> **GIVEN PROBLEM**: Everything from the line with "Clone this chart in Bokeh." through the line with "from bokeh.resources import INLINE" should be repeated exactly, both of those lines included, and nothing else.

> **DATA SHOWN**:

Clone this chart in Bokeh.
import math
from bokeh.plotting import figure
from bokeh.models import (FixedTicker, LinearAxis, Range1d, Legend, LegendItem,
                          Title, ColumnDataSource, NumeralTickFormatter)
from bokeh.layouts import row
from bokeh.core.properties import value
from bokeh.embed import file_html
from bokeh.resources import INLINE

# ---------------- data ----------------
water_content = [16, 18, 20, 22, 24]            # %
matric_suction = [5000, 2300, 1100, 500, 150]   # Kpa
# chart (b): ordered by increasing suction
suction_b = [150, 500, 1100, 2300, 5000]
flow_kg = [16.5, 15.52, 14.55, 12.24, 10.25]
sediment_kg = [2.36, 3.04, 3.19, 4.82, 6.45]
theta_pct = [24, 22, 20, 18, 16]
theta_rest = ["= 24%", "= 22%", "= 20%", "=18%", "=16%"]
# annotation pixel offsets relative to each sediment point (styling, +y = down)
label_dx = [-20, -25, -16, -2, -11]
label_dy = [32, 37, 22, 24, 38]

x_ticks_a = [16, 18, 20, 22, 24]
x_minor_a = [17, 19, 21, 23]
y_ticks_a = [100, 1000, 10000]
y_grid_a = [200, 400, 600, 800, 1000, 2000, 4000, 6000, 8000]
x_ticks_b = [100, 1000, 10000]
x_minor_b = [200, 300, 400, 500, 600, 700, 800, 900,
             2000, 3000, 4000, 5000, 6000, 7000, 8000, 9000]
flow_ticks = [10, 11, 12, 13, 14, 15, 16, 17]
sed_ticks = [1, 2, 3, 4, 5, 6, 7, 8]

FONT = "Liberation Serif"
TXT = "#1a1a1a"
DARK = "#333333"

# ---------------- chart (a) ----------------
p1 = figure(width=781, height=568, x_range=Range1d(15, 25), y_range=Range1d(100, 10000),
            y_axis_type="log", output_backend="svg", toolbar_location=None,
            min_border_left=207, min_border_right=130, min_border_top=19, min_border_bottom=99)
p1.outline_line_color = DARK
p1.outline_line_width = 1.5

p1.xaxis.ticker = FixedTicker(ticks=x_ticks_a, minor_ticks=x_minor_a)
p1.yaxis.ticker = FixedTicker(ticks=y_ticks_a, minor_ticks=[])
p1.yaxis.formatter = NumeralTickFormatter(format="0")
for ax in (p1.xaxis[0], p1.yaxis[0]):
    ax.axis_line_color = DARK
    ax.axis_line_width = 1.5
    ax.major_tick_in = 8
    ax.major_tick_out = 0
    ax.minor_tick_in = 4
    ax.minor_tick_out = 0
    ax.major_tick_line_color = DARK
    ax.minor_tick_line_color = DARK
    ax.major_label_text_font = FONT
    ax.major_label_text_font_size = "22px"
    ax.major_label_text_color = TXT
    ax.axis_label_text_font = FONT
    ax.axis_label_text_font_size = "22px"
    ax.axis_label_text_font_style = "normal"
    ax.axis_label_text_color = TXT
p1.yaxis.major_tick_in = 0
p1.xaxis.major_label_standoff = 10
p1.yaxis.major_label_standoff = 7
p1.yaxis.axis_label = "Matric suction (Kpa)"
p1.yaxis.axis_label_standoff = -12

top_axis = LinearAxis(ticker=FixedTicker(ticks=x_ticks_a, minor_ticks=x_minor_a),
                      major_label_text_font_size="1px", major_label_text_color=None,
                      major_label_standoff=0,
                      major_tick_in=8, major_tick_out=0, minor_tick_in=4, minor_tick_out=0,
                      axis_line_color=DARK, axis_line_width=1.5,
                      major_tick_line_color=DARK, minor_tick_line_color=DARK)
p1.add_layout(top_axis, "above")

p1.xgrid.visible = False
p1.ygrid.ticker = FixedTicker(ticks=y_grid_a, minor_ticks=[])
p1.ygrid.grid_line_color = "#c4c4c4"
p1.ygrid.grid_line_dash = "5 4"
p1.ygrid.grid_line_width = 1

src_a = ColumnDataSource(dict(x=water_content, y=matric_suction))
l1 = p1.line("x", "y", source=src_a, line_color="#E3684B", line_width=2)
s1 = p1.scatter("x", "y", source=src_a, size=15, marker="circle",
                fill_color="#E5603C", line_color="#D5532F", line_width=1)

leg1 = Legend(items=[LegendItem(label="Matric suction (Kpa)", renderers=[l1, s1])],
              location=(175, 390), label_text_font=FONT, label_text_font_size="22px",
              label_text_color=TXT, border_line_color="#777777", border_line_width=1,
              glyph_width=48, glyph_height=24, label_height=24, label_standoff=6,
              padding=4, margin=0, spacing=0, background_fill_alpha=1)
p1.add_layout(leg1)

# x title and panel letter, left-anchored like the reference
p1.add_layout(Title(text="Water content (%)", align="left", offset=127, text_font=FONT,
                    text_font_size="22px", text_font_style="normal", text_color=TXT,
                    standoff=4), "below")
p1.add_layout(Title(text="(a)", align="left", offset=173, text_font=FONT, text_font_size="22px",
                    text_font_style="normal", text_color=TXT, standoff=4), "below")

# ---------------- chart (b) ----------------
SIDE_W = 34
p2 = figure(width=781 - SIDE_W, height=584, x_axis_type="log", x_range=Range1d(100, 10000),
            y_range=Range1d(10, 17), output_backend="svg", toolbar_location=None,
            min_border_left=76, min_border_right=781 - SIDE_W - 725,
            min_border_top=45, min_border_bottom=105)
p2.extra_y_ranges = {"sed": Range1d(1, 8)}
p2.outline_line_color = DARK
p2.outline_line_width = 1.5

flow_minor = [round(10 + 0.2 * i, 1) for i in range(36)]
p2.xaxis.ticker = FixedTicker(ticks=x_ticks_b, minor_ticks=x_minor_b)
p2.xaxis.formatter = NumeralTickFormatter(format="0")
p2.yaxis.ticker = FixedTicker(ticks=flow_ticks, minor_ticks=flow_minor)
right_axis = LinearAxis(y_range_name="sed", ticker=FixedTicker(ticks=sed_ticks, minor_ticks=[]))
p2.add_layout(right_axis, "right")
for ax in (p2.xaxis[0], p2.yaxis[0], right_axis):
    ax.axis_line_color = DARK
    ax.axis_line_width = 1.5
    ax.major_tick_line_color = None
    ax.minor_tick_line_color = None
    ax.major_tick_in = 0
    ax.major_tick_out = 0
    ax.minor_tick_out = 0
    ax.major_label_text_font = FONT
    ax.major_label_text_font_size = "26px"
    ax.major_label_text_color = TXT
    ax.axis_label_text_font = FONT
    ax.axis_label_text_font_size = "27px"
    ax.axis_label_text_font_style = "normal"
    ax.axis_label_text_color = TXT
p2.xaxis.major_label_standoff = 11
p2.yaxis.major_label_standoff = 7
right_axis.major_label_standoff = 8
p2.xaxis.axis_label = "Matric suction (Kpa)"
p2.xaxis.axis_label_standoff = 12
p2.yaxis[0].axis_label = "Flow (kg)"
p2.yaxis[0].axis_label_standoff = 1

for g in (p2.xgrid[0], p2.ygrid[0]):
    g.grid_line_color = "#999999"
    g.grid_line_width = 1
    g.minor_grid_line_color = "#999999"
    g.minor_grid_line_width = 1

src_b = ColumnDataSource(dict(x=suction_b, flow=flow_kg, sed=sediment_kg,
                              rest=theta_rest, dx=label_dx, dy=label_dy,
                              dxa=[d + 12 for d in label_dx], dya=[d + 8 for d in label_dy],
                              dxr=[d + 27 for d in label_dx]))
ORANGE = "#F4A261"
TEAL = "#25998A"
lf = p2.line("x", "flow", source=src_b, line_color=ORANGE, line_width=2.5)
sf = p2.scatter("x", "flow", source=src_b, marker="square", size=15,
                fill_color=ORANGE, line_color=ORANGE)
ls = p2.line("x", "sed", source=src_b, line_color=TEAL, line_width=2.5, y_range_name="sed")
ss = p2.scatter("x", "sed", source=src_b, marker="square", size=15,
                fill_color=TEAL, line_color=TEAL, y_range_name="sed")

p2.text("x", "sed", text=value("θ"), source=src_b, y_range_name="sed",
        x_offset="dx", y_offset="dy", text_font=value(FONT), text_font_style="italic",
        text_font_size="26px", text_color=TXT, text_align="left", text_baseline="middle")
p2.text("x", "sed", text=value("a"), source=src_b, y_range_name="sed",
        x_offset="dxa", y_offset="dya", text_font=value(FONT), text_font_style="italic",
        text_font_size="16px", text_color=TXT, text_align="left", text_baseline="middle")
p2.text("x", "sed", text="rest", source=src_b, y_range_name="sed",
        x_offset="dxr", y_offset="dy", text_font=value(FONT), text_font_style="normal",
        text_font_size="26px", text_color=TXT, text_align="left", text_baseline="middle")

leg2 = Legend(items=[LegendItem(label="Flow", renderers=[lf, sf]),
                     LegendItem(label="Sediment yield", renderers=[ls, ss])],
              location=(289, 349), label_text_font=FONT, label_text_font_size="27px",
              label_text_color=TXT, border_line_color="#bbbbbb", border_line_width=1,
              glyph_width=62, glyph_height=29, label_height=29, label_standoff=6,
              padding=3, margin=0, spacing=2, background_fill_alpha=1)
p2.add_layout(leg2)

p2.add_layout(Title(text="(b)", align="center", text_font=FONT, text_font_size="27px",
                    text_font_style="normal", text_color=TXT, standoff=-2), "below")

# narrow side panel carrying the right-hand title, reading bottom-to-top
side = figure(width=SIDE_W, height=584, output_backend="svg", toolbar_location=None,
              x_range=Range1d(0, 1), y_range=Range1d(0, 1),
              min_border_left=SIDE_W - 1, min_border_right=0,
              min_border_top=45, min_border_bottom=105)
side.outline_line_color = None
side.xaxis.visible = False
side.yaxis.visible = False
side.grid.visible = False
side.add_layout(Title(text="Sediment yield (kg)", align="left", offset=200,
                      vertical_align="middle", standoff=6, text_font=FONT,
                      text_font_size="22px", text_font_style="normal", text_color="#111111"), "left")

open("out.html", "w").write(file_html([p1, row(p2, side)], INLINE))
...
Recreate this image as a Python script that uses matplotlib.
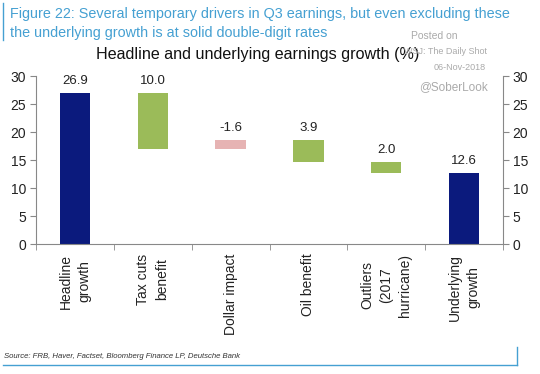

> **THE RESPONSE**:
Clone this chart in Bokeh.
import math
from bokeh.plotting import figure
from bokeh.models import (FixedTicker, LinearAxis, Range1d, Legend, LegendItem,
                          Title, ColumnDataSource, NumeralTickFormatter)
from bokeh.layouts import row
from bokeh.core.properties import value
from bokeh.embed import file_html
from bokeh.resources import INLINE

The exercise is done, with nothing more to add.